- Date: December 11, 2014
- Author: Sarah Ruggiero
Mountains—the highest points on the planet—provide vital support for some of the most spectacular landscapes and diverse ecosystems on Earth. From the Appalachians of North America to the Himalayan Highlands of South Asia, these peaks define geographic regions, regulate global climates and provide fresh water for more than half of the world’s population. Covering a quarter of Earth’s land surface, mountain regions also sustain a breadth of species and provide local communities with the essential goods and services they depend on for survival.

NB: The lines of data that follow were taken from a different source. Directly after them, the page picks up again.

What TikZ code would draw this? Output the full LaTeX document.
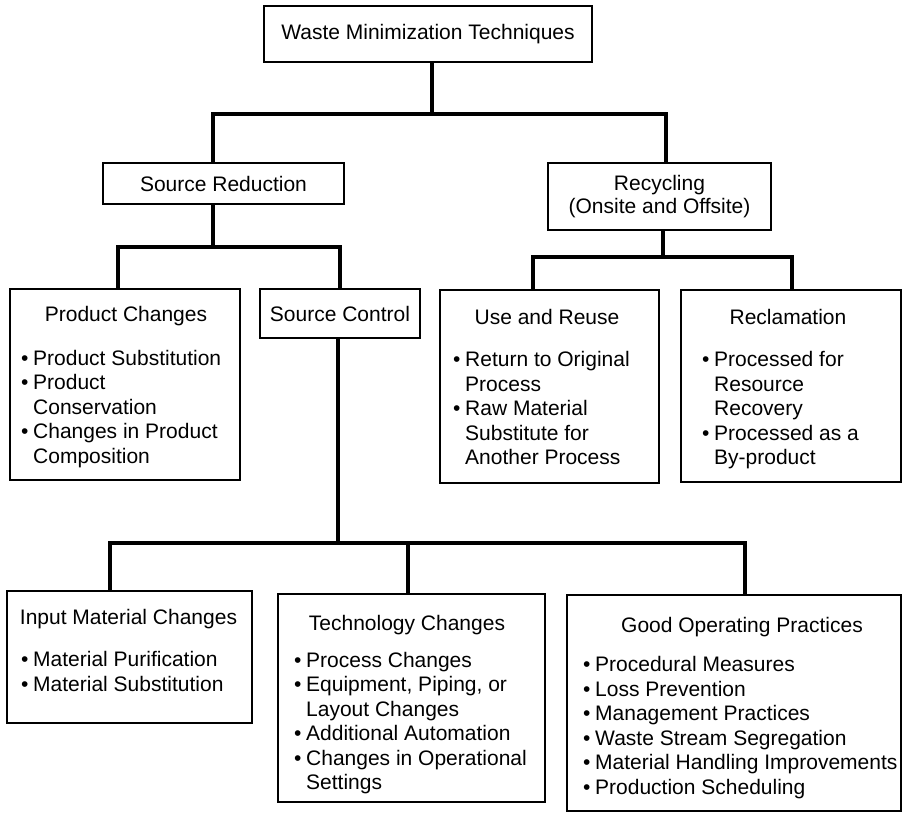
\documentclass[tikz,border=0pt]{standalone}
\usepackage{fontspec}
\setmainfont{Liberation Sans}
\newcommand{\bul}{\makebox[12pt][l]{•}}
\newcommand{\ind}{\hspace*{12pt}}
\tikzset{
  box/.style={draw, line width=2.4pt, inner sep=0pt, font=\fontsize{21}{23}\selectfont, align=center},
  conn/.style={line width=3.4pt},
  txt/.style={inner sep=0pt, font=\fontsize{21}{24.5}\selectfont},
  txtline/.style={txt, anchor=base west},
  ttl/.style={txt, anchor=base},
}
\newcommand{\blines}[5]{%
  \foreach \t [count=\i] in {#5} {\node[txtline] (#1\i) at (#2, #3 + #4*\i - #4) {\t};}}
\begin{document}
\begin{tikzpicture}[x=1pt,y=-1pt]
\useasboundingbox (0,0) rectangle (903,813);

% boxes
\node[box, minimum width=328pt, minimum height=56pt] (wmt) at (428,34) {Waste Minimization Techniques};
\node[box, minimum width=241pt, minimum height=41pt] (sr) at (223.5,183.5) {Source Reduction};
\node[box, minimum width=223pt, minimum height=67pt] (rec) at (659.5,196.5) {Recycling\\(Onsite and Offsite)};
\node[box, minimum width=230pt, minimum height=191pt] (pc) at (125,384.5) {};
\node[box, minimum width=160pt, minimum height=49pt] (sc) at (340,313.5) {Source Control};
\node[box, minimum width=219pt, minimum height=193pt] (ur) at (549.5,386.5) {};
\node[box, minimum width=220pt, minimum height=192pt] (rc) at (791,386) {};
\node[box, minimum width=245pt, minimum height=132pt] (imc) at (129.5,657) {};
\node[box, minimum width=267pt, minimum height=208pt] (tc) at (411.5,698) {};
\node[box, minimum width=334pt, minimum height=216pt] (gop) at (734,703) {};

% connectors
\coordinate (j0) at (432,114); \coordinate (j0l) at (213,114); \coordinate (j0r) at (666,114);
\draw[conn] (wmt.south -| j0) -- (j0);
\draw[conn] (sr.north -| j0l) |- (j0r) -- (rec.north -| j0r);

\coordinate (j1) at (213,247); \coordinate (j1l) at (118,247); \coordinate (j1r) at (340,247);
\draw[conn] (sr.south -| j1) -- (j1);
\draw[conn] (pc.north -| j1l) |- (j1r) -- (sc.north -| j1r);

\coordinate (j2) at (663,257); \coordinate (j2l) at (533,257); \coordinate (j2r) at (792,257);
\draw[conn] (rec.south -| j2) -- (j2);
\draw[conn] (ur.north -| j2l) |- (j2r) -- (rc.north -| j2r);

\coordinate (j3) at (338,543); \coordinate (j3l) at (110,543); \coordinate (j3m) at (408,543); \coordinate (j3r) at (745,543);
\draw[conn] (sc.south -| j3) -- (j3);
\draw[conn] (imc.north -| j3l) |- (j3r) -- (gop.north -| j3r);
\draw[conn] (j3m) -- (tc.north -| j3m);

% texts
\node[ttl] (pct) at (126,322) {Product Changes};
\blines{pcl}{21}{365.5}{24.4}{{\bul Product Substitution},{\bul Product},{\ind Conservation},{\bul Changes in Product},{\ind Composition}}

\node[ttl] (urt) at (547,324.5) {Use and Reuse};
\blines{url}{453}{366.5}{24.5}{{\bul Return to Original},{\ind Process},{\bul Raw Material},{\ind Substitute for},{\ind Another Process}}

\node[ttl] (rct) at (788,324.5) {Reclamation};
\blines{rcl}{702}{366.5}{24.5}{{\bul Processed for},{\ind Resource},{\ind Recovery},{\bul Processed as a},{\ind By-product}}

\node[ttl] (imct) at (128.5,624.5) {Input Material Changes};
\blines{imcl}{21}{666.5}{24.5}{{\bul Material Purification},{\bul Material Substitution}}

\node[ttl] (tct) at (407,630.5) {Technology Changes};
\blines{tcl}{294}{667.5}{24.4}{{\bul Process Changes},{\bul Equipment, Piping, or},{\ind Layout Changes},{\bul Additional Automation},{\bul Changes in Operational},{\ind Settings}}

\node[ttl] (gopt) at (742,632.5) {Good Operating Practices};
\blines{gopl}{583}{671.5}{24.6}{{\bul Procedural Measures},{\bul Loss Prevention},{\bul Management Practices},{\bul Waste Stream Segregation},{\bul Material Handling Improvements},{\bul Production Scheduling}}
\end{tikzpicture}
\end{document}
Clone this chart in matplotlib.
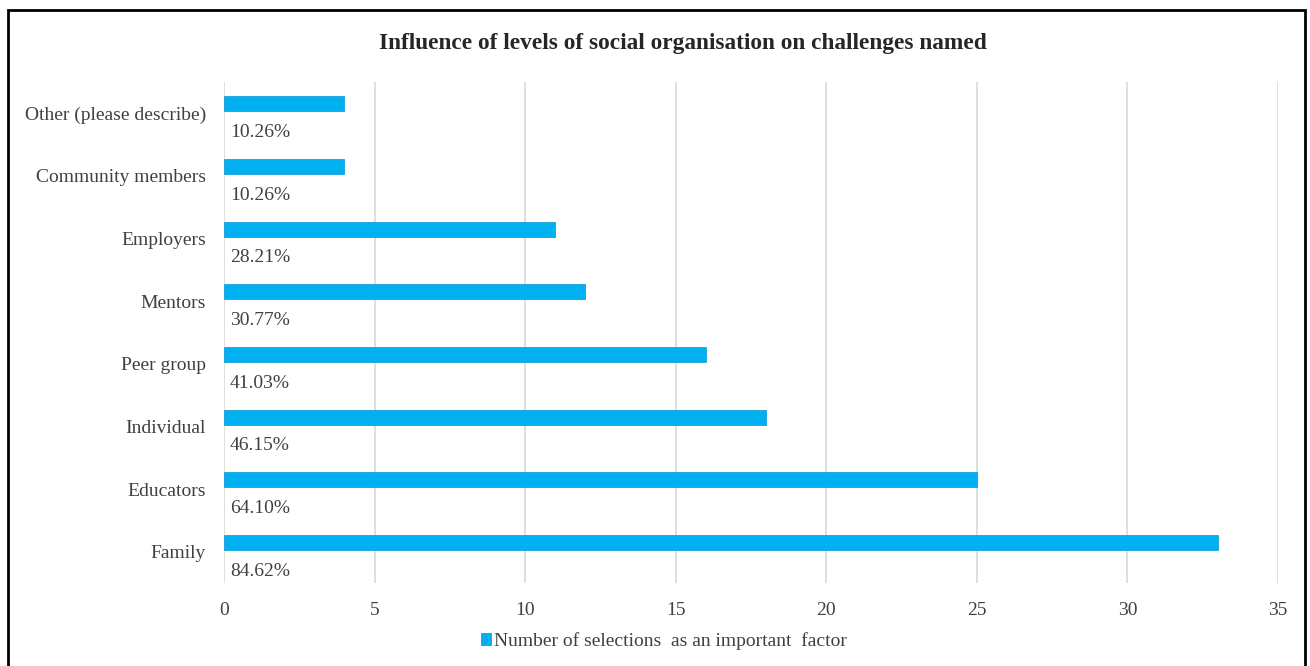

But global challenges threaten the existence of mountains. These challenges—from climate change and deforestation, to unsustainable development and population growth—are placing increased pressure on mountain ecosystems. WWF is working to conserve biodiversity in mountain landscapes while promoting sustainable livelihoods for the people who live there. Protecting mountains, along with the endemic species, watersheds and natural resources they encompass, can help to improve livelihoods and secure a sustainable future for the next generation.

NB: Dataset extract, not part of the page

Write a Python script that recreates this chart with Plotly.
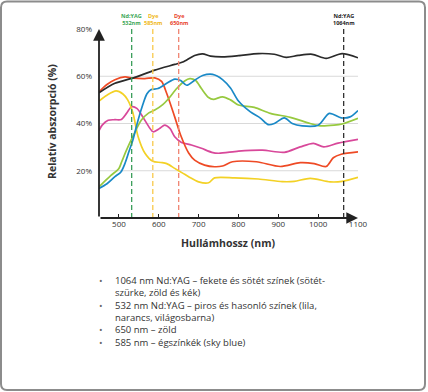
import plotly.graph_objects as go

# ---------------- data ----------------
black_x = [450, 490, 540, 590, 640, 660, 690, 710, 730, 760, 800, 850, 890, 920, 950, 985, 1020, 1060, 1100]
black_y = [53, 57, 59.5, 62.6, 65, 66, 68.8, 69.5, 68.5, 68.2, 68.7, 69.6, 69.3, 68, 68.8, 69.3, 67.6, 69.6, 67.8]

red_x = [450, 470, 490, 515, 535, 565, 590, 607, 620, 640, 655, 675, 690, 715, 740, 760, 785, 845, 905, 955, 990, 1020, 1038, 1058, 1100]
red_y = [53.4, 56.5, 58.5, 59.7, 59.2, 59, 59.3, 57.8, 52.7, 42.8, 35, 27.5, 24.5, 22.4, 21.7, 22, 23.8, 23.8, 21.8, 23.4, 23, 21.8, 25.5, 27, 28]

yellow_x = [450, 470, 493, 510, 522, 535, 548, 565, 585, 605, 620, 640, 660, 675, 700, 725, 740, 790, 850, 910, 940, 980, 1030, 1060, 1100]
yellow_y = [49.5, 52, 53.8, 52.5, 50, 44.5, 34.5, 27.5, 24, 23.5, 23, 21, 19, 17.5, 15.3, 14.9, 17, 17, 16.5, 15.4, 15.5, 16.8, 15.3, 15.5, 17.2]

blue_x = [450, 470, 490, 505, 515, 525, 535, 548, 560, 570, 580, 598, 620, 640, 655, 670, 690, 710, 735, 760, 780, 800, 830, 855, 875, 890, 915, 935, 960, 1000, 1028, 1058, 1080, 1100]
blue_y = [12.5, 14.5, 17.5, 19.5, 23, 28, 33, 41.4, 48, 52.5, 54.3, 54.8, 57, 58.8, 58.2, 56.2, 58.3, 60.3, 60.8, 58.6, 55, 49.5, 44.9, 42.3, 39.5, 40, 42.4, 40, 39, 39.3, 44.3, 42.4, 42.8, 45.5]

green_x = [450, 480, 500, 507, 519, 535, 556, 575, 590, 610, 625, 645, 665, 678, 692, 707, 725, 737, 760, 780, 800, 840, 880, 930, 980, 1005, 1040, 1060, 1100]
green_y = [13.2, 18, 21, 23.8, 28.7, 34.5, 41.4, 44.5, 45.7, 48, 50.6, 54.8, 58, 59, 58.3, 54.8, 51, 50.2, 51.3, 50, 47.8, 46.8, 44.3, 42.6, 40, 39, 39.3, 39.8, 42.2]

magenta_x = [450, 458, 473, 490, 506, 519, 532, 545, 565, 586, 602, 615, 628, 640, 657, 682, 707, 733, 750, 800, 860, 915, 955, 988, 1014, 1050, 1100]
magenta_y = [37, 39.3, 41.4, 41.6, 41.7, 44.3, 47.1, 46.4, 41.4, 36.5, 37.9, 39.3, 37.9, 34.4, 32, 30.9, 29.5, 27.8, 27.4, 28.3, 28.7, 27.8, 30.1, 31.6, 30.1, 31.7, 33.3]

x_ticks = [500, 600, 700, 800, 900, 1000, 1100]
y_ticks = [20, 40, 60, 80]
y_tick_labels = ["20%", "40%", "60%", "80%"]

laser_nm = [532, 585, 650, 1064]
laser_names = ["Nd:YAG", "Dye", "Dye", "Nd:YAG"]
laser_labels = ["532nm", "585nm", "650nm", "1064nm"]

bullet_lines = [
    ("•", "1064 nm Nd:YAG – fekete és sötét színek (sötét-"),
    ("", "szürke, zöld és kék)"),
    ("•", "532 nm Nd:YAG – piros és hasonló színek (lila,"),
    ("", "narancs, világosbarna)"),
    ("•", "650 nm – zöld"),
    ("•", "585 nm – égszínkék (sky blue)"),
]

# ---------------- styles ----------------
W, H = 428, 392
L, R, T, B = 99, 70, 29, 174
PW, PH = W - L - R, H - T - B
X0, X1 = 450, 1100
Y0, Y1 = 0, 80


def px(xp):
    return (xp - L) / PW


def py(yp):
    return (H - B - yp) / PH


FONT = "Open Sans"
series = [
    (magenta_x, magenta_y, "#d8489a"),
    (yellow_x, yellow_y, "#f3d125"),
    (red_x, red_y, "#ee4a25"),
    (green_x, green_y, "#97c93f"),
    (blue_x, blue_y, "#1a89c7"),
    (black_x, black_y, "#2a2a2a"),
]
laser_line_colors = ["#3a9e5a", "#f8c94a", "#f08472", "#333333"]
laser_text_colors = ["#3aa655", "#f0b820", "#e8452c", "#222222"]

fig = go.Figure()

for xs, ys, c in series:
    fig.add_trace(go.Scatter(x=xs, y=ys, mode="lines",
                             line=dict(color=c, width=1.7, shape="spline", smoothing=0.8),
                             hoverinfo="skip", showlegend=False))

shapes = []
# gridlines
for v in y_ticks[:-1]:
    shapes.append(dict(type="line", xref="x", yref="y", x0=X0, x1=X1, y0=v, y1=v,
                       line=dict(color="#d9d9d9", width=1), layer="below"))
# laser dashed lines
for nm, c in zip(laser_nm, laser_line_colors):
    shapes.append(dict(type="line", xref="x", yref="y", x0=nm, x1=nm, y0=0, y1=80.5,
                       line=dict(color=c, width=1.3, dash="5px,3px"), layer="above"))

# card border (rounded rect), paper coords
x_l, x_r = px(1), px(425)
y_t, y_b = py(1.5), py(390)
rx, ry = 6 / PW, 6 / PH
path = (f"M {x_l+rx},{y_t} L {x_r-rx},{y_t} Q {x_r},{y_t} {x_r},{y_t-ry} "
        f"L {x_r},{y_b+ry} Q {x_r},{y_b} {x_r-rx},{y_b} "
        f"L {x_l+rx},{y_b} Q {x_l},{y_b} {x_l},{y_b+ry} "
        f"L {x_l},{y_t-ry} Q {x_l},{y_t} {x_l+rx},{y_t} Z")
shapes.append(dict(type="path", xref="paper", yref="paper", path=path,
                   line=dict(color="#8c8c8c", width=2), fillcolor="rgba(0,0,0,0)"))

annotations = []
# axes with arrows
annotations.append(dict(x=X0, y=Y1, ax=X0, ay=Y0, xref="x", yref="y", axref="x", ayref="y",
                        showarrow=True, arrowhead=2, arrowsize=1.3, arrowwidth=1.8,
                        arrowcolor="#222222", text="", standoff=0))
annotations.append(dict(x=X1, y=Y0, ax=X0, ay=Y0, xref="x", yref="y", axref="x", ayref="y",
                        showarrow=True, arrowhead=2, arrowsize=1.3, arrowwidth=1.8,
                        arrowcolor="#222222", text="", standoff=0))
# laser labels
for nm, n, lb, c in zip(laser_nm, laser_names, laser_labels, laser_text_colors):
    annotations.append(dict(x=nm, y=py(20), xref="x", yref="paper", text=f"<b>{n}<br>{lb}</b>",
                            showarrow=False, font=dict(family=FONT, size=5.5, color=c),
                            xanchor="center", yanchor="middle", align="center"))
# axis titles
annotations.append(dict(x=px(52), y=py(122), xref="paper", yref="paper",
                        text="<b>Relatív abszorpció (%)</b>", textangle=-90, showarrow=False,
                        font=dict(family=FONT, size=10.5, color="#333333"),
                        xanchor="center", yanchor="middle"))
annotations.append(dict(x=px(228), y=py(243), xref="paper", yref="paper",
                        text="<b>Hullámhossz (nm)</b>", showarrow=False,
                        font=dict(family=FONT, size=10.5, color="#333333"),
                        xanchor="center", yanchor="middle"))
# bullet list: one text block + one bullet column
LIST_FS = 9.5
bullet_col = "<br>".join((b if b else "&nbsp;") for b, _ in bullet_lines)
text_col = "<br>".join(t for _, t in bullet_lines)
list_top = 271.5
annotations.append(dict(x=px(101), y=py(list_top), xref="paper", yref="paper", text=bullet_col,
                        showarrow=False, font=dict(family=FONT, size=LIST_FS, color="#666666"),
                        xanchor="center", yanchor="top", align="center"))
annotations.append(dict(x=px(113), y=py(list_top), xref="paper", yref="paper", text=text_col,
                        showarrow=False, font=dict(family=FONT, size=LIST_FS, color="#333333"),
                        xanchor="left", yanchor="top", align="left"))

fig.update_layout(
    width=W, height=H,
    margin=dict(l=L, r=R, t=T, b=B, pad=0),
    paper_bgcolor="white", plot_bgcolor="white",
    shapes=shapes, annotations=annotations,
    xaxis=dict(range=[X0, X1], tickvals=x_ticks, ticktext=[str(v) for v in x_ticks],
               ticks="inside", ticklen=4, tickwidth=1.2, tickcolor="#222222",
               showgrid=False, zeroline=False, showline=False,
               tickfont=dict(family=FONT, size=8, color="#333333")),
    yaxis=dict(range=[Y0, Y1], tickvals=y_ticks, ticktext=y_tick_labels,
               showgrid=False, zeroline=False, showline=False, ticks="",
               ticklabelstandoff=6,
               tickfont=dict(family=FONT, size=8, color="#333333")),
)

fig.write_html("out.html", config={"displayModeBar": False},
               post_script="document.body.style.margin='0';")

Home to 12 percent of the human population, mountains support sustainable livelihoods all over the world. Mountain ecosystems provide millions of people in both highland and lowland communities with food, timber and water—important resources these communities rely on for survival.
Mountains supply half of the world’s population with fresh water—a fundamental component for sustainable development and life itself. Mountain watersheds—the birthplace of rivers and streams—form when moisture from the atmosphere collects on mountain peaks, most often as snow and ice, and melts. These watersheds force runoff downhill, feeding into important rivers that provide drinking water and generate hydropower to irrigate crops in many lowland agricultural regions.

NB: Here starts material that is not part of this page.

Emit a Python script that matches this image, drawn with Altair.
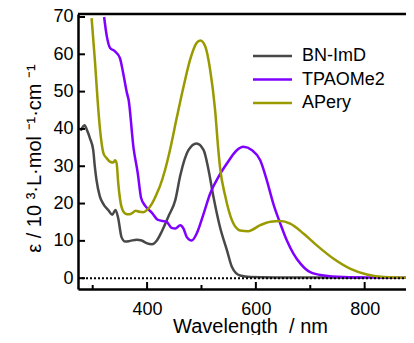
import altair as alt
import pandas as pd

# ---- data ----
bn_wl = [278, 285, 290, 295, 301, 304, 307, 313, 320, 329, 336, 342, 347, 353, 360, 369, 381, 390, 399,
         409, 418, 427, 440, 452, 461, 476, 491, 504, 513, 522, 534, 547, 556, 571, 590, 650, 720, 800]
bn_val = [39.5, 41.0, 39.5, 37.5, 34.3, 29.8, 26.3, 22.0, 19.8, 18.2, 17.0, 18.3, 16.0, 11.0, 9.8, 10.0,
          10.3, 10.1, 9.4, 9.1, 10.1, 12.5, 16.8, 21.0, 27.5, 34.3, 36.1, 34.3, 29.0, 21.8, 13.7, 7.4, 3.0,
          0.7, 0.3, 0.2, 0.15, 0.1]

tp_wl = [321, 326, 332, 341, 350, 356, 363, 366, 375, 383, 389, 397, 409, 420, 436, 445, 452, 461, 467,
         473, 482, 491, 504, 516, 531, 547, 565, 577, 593, 608, 620, 632, 645, 657, 669, 682, 700, 725,
         761, 820, 891]
tp_val = [70.0, 64.8, 61.7, 60.8, 59.0, 55.0, 49.6, 47.8, 35.0, 28.0, 21.5, 19.3, 17.5, 15.6, 15.1, 13.5,
          13.3, 14.2, 13.3, 11.0, 10.1, 11.9, 17.3, 22.7, 27.1, 30.8, 34.3, 35.2, 34.3, 31.6, 26.3, 20.0,
          14.6, 10.1, 6.6, 3.9, 1.6, 0.7, 0.3, 0.15, 0.1]

ap_wl = [298, 304, 309, 313, 320, 326, 332, 338, 341, 344, 347, 350, 353, 360, 366, 372, 379, 386, 393,
         400, 409, 418, 424, 433, 442, 455, 467, 479, 491, 498, 507, 516, 525, 531, 534, 544, 556, 571,
         586, 608, 627, 645, 663, 688, 712, 743, 774, 804, 835, 891]
ap_val = [69.7, 58.5, 47.8, 40.6, 33.4, 32.1, 31.2, 31.0, 31.6, 30.8, 25.4, 21.5, 19.1, 17.3, 17.1, 17.4,
          18.1, 17.8, 17.7, 18.3, 20.0, 22.7, 24.8, 29.0, 34.3, 43.3, 51.3, 58.5, 63.0, 63.7, 62.1, 55.8,
          45.1, 34.3, 29.8, 21.8, 15.5, 12.8, 12.6, 14.2, 15.1, 15.3, 14.6, 11.9, 8.8, 5.2, 2.5, 1.0, 0.3, 0.1]

series = ["BN-ImD", "TPAOMe2", "APery"]
colors = ["#484848", "#7F00FF", "#999900"]

y_ticks = [0, 10, 20, 30, 40, 50, 60, 70]
x_major = [400, 600, 800]
x_minor = [300, 500, 700]

W, H = 328, 275
FONT = "Liberation Sans"

rows = []
for name, wl, val in [(series[0], bn_wl, bn_val), (series[1], tp_wl, tp_val), (series[2], ap_wl, ap_val)]:
    for w, v in zip(wl, val):
        rows.append({"series": name, "wl": w, "eps": v})
df = pd.DataFrame(rows)

xs = alt.Scale(domain=[273, 876], nice=False, zero=False)
ys = alt.Scale(domain=[-2.9, 70.8], nice=False, zero=False)
cscale = alt.Scale(domain=series, range=colors)

x_axis = alt.Axis(
    values=x_major, ticks=False, grid=False, domainColor="black", domainWidth=2.5,
    labelFont=FONT, labelFontSize=18, labelColor="black", labelPadding=11,
    title="Wavelength\u00a0\u00a0/ nm", titleFont=FONT, titleFontSize=20, titleFontWeight="normal",
    titleColor="black", titleX=172, titleY=27, titleBaseline="top", titleAnchor="middle")
y_axis = alt.Axis(
    values=y_ticks, ticks=False, grid=False, domainColor="black", domainWidth=2.5,
    labelFont=FONT, labelFontSize=18, labelColor="black", labelPadding=5,
    title="ε / 10 ³·L·mol ⁻¹·cm ⁻¹", titleFont=FONT, titleFontSize=20, titleFontWeight="normal",
    titleColor="black", titleAngle=270, titleX=-44, titleY=144, titleAlign="center",
    titleBaseline="middle")

lines = alt.Chart(df).mark_line(strokeWidth=2.5, interpolate="monotone", clip=True).encode(
    x=alt.X("wl:Q", scale=xs, axis=x_axis),
    y=alt.Y("eps:Q", scale=ys, axis=y_axis),
    color=alt.Color("series:N", scale=cscale, legend=None),
    detail="series:N")

zero = alt.Chart(pd.DataFrame({"eps": [0]})).mark_rule(
    color="black", strokeDash=[2, 2], strokeWidth=2).encode(
    y=alt.Y("eps:Q", scale=ys, axis=y_axis), x=alt.value(0), x2=alt.value(W))

xmaj = alt.Chart(pd.DataFrame({"wl": x_major})).mark_rule(color="black", strokeWidth=2).encode(
    x=alt.X("wl:Q", scale=xs, axis=x_axis), y=alt.value(H), y2=alt.value(H - 7))
xmin = alt.Chart(pd.DataFrame({"wl": x_minor})).mark_rule(color="black", strokeWidth=2).encode(
    x=alt.X("wl:Q", scale=xs, axis=x_axis), y=alt.value(H), y2=alt.value(H - 4))
ytk = alt.Chart(pd.DataFrame({"eps": y_ticks})).mark_rule(color="black", strokeWidth=2).encode(
    y=alt.Y("eps:Q", scale=ys, axis=y_axis), x=alt.value(0), x2=alt.value(7))
top = alt.Chart(pd.DataFrame({"t": [0]})).mark_rule(color="black", strokeWidth=2.5).encode(
    y=alt.value(0), x=alt.value(0), x2=alt.value(W))

legend_layers = []
leg_y = [42, 65.5, 89]
for name, col, yy in zip(series, colors, leg_y):
    legend_layers.append(
        alt.Chart(pd.DataFrame({"s": [name]})).mark_rule(strokeWidth=2.5, color=col).encode(
            x=alt.value(175), x2=alt.value(214), y=alt.value(yy)))
    legend_layers.append(
        alt.Chart(pd.DataFrame({"s": [name]})).mark_text(
            align="left", baseline="middle", font=FONT, fontSize=18, color="black").encode(
            x=alt.value(224), y=alt.value(yy), text="s:N"))

chart = alt.layer(lines, zero, xmaj, xmin, ytk, top, *legend_layers).properties(
    width=W, height=H,
    autosize=alt.AutoSizeParams(type="none"),
    padding={"left": 70, "top": 6, "right": 0, "bottom": 46},
    background="white").configure_view(stroke=None)

chart.save("out.html", embed_options={"renderer": "svg", "actions": False})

From gorillas in the Virunga to snow leopards in Mongolia’s Jargalant Khairkhan, mountains provide vital habitat for rare and elusive wildlife. WWF works with partners to ensure a future for some of the most important mountain species and their fragile habitat.
Mountains play an important role in influencing regional climates and weather conditions. Their height influences weather patterns, capturing water from the clouds for rain or slowing storms that roll off the ocean. But rising temperatures are causing frozen peaks to melt, increasing glacial runoff and placing the world at higher risks of avalanches, floods and other natural disasters.